Healthcare -- Women in the Workplace
What are the fundamental problems facing women wishing to improve on their employment within the workplace?
At its most fundamental level, the Australian industrial relations system has been evolved to support and reward the highest levels of employability and education, creating incentives for workers to gain these high-value skills. In so doing, the employees in the lower levels, the majority of which are women working part-time, are caught in a cycle of low wages, lack of support for educational progression of their careers, and little if any recourse in their labor and wage negotiations with their employers (Jefferson, Preston, 2010). The evolution of the Australian industrial relations system has been along a trajectory of favoring those jobs that bring in the largest tax base and also the more favorable, highly profitable industries as well. This aspect of the industrial relations system has created the unfortunate effect of creating cost pressures on manufacturing and other industries that are highly cost constrained already, and are relying on part-time employees, the majority of which are women. The net effect of this re-classifying of industries through the industrial relations systems has been to minimize or weaken the bargaining power of part-time workers across nearly all industries. Women are the majority of the part-time workforce in Australia, and are often not offered the health and pay benefits of their full-time equivalents (Baird, Cooper, Ellem, 2009). Their lack of financial and political influence has often led to trade-offs being made against their benefits further distancing the gender pay gap as well (Watson, 2010). The Fair Work Act only goes so far in protecting part-time workers, leaving women often at a disadvantage in negotiating for better working conditions and wages.
How would YOU prepare for the negotiations? The key word is "prepare."
The level of preparation would need to be very significant, as the cultural and perceptual biases regarding part-time workers in general and women specifically are very strong in the Australian labor market. The preparation of analysis and recommendation would need to change those perceptions. First, a graphically-based analysis and presentation of how acute the pay and benefit differences are for women vs. men in the lower-levels of the Australian industrial relations system would need to be completed. Next, an analysis of how the lack of equality of benefits and wages impacts each of these workers' ability to provide basic care for their families would need to be provided (Watson, 2010). This would show how the wide disparity of pay for women impacts their ability to take care of the families, specifically their children, which is one of the primary motivations they have for earning additional wages (Baird, Cooper, Ellem, 2009). Third, the stories of how part-time women are often the only breadwinners in their families needs to be told, so I would visit a cross-section of these women and their families and create a video documentary. I'd show how they must make trade-offs of how much food they purchase vs. how much they send on heating and utilities. They are barely making ends meet and I would show this from a very personal standpoint. Lastly, I would show that the existing Fair Work Act only covers the higher end of the Australian industrial relations system and does not provide enough support and protection for the part-time workers in the country, the majority of which are women. The final section of the representation would be a series of recommendations for making the Act more realistic.
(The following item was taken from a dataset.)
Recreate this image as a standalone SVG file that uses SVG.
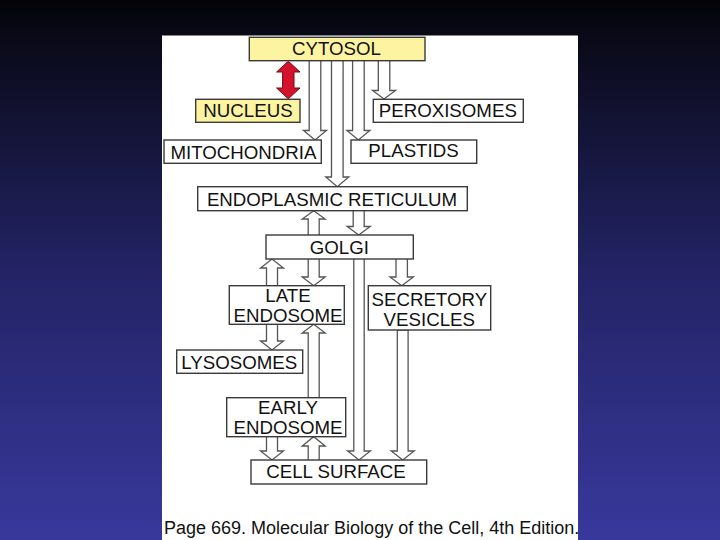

What would you define as an interest (at least two), and what as possible positions to these interests?
The first interest and one I would be passionate about is how all these economics that border on discrimination are affecting the next generation of Australians. The short-changing of women in the workplace, many of them having to take only part-time jobs due to their commitments to their children, are being short-changing for the time they invest in their jobs. The result is that the children these women are struggling to support financially get less of their time and their mothers aren't getting the pay they deserve. The net effects is the children end up getting short-changed and often miss out on opportunities to make the most of their lives. Too often companies and governments look at the first level only of the analysis, when in fact the children are going to be the most affected by their decisions. The pay gap often creates an exceptional stress on the children of mothers who work part-time or full-time to support their families (Watson, 2010).